Infine voglio ricordare che le guerre in Iraq e Siria hanno portato ad un’altra conseguenza. La scomparsa della maggioranza dei cristiani e la loro probabile estinzione futura se le cose vanno avanti come sembra.
Cito i dati dell’associazione tedesca per le popolazioni minacciate (GfbV), con sede a Göttingen, come da rapporto reso pubblico il 19 giugno scorso.
In Iraq, nel periodo anteriore alla prima guerra del 1991, costituivano il 10% della popolazione. Nel 2003 erano circa 1.500.000 e rappresentavano poco più del 6% degli abitanti del paese. Oggi si stima siano soltanto 150 mila, lo 0,4% della popolazione. I cristiani, dopo la caduta di Saddam Hussein in Iraq, sono stati costantemente oggetto di rapimenti e di omicidi da parte delle bande terroristiche musulmane. Dal 2003, migliaia di cristiani sono stati uccisi. Almeno 70 chiese sono state completamente distrutte dai bombardamenti. Delle 500 chiese in Iraq ne sono rimaste aperte soltanto 57. Lo Stato non protegge i cristiani, anzi, attraverso le leggi e le politiche scolastiche, favorisce l’islamizzazione del paese.

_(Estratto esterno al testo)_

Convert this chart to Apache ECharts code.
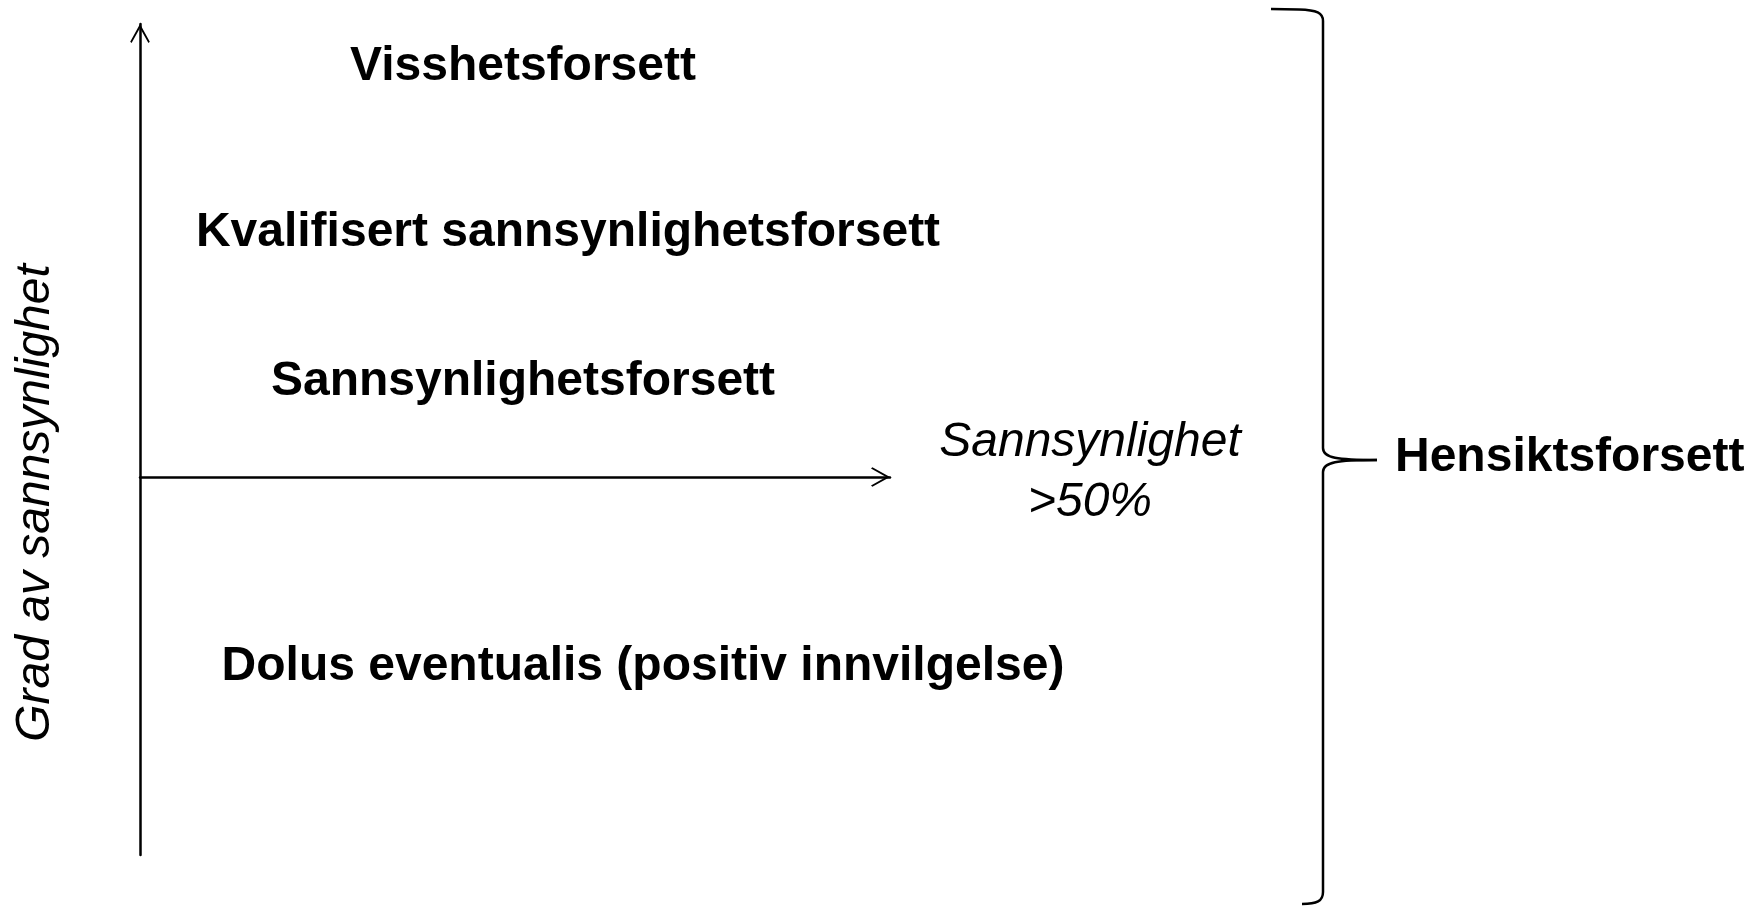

In Siria – sempre secondo il rapporto – vivono attualmente tra i 500 e i 700 mila cristiani, con una diminuzione del 50% rispetto al 2010. Si sono trovati al centro dei due fronti contrapposti, dell’esercito siriano e dei gruppi di opposizione tra cui gli islamisti armati, sostenuti in parte dalla Turchia, che sono intervenuti contro di loro brutalmente con esecuzioni, omicidi e stupri. Secondo l’associazione, il regime del presidente Bashar al-Assad garantisce ai cristiani il diritto al libero esercizio della religione, ed è questa la ragione per cui la maggioranza di loro preferisce una vittoria delle truppe governative sull’opposizione dominata dai Fratelli musulmani sunniti radicali.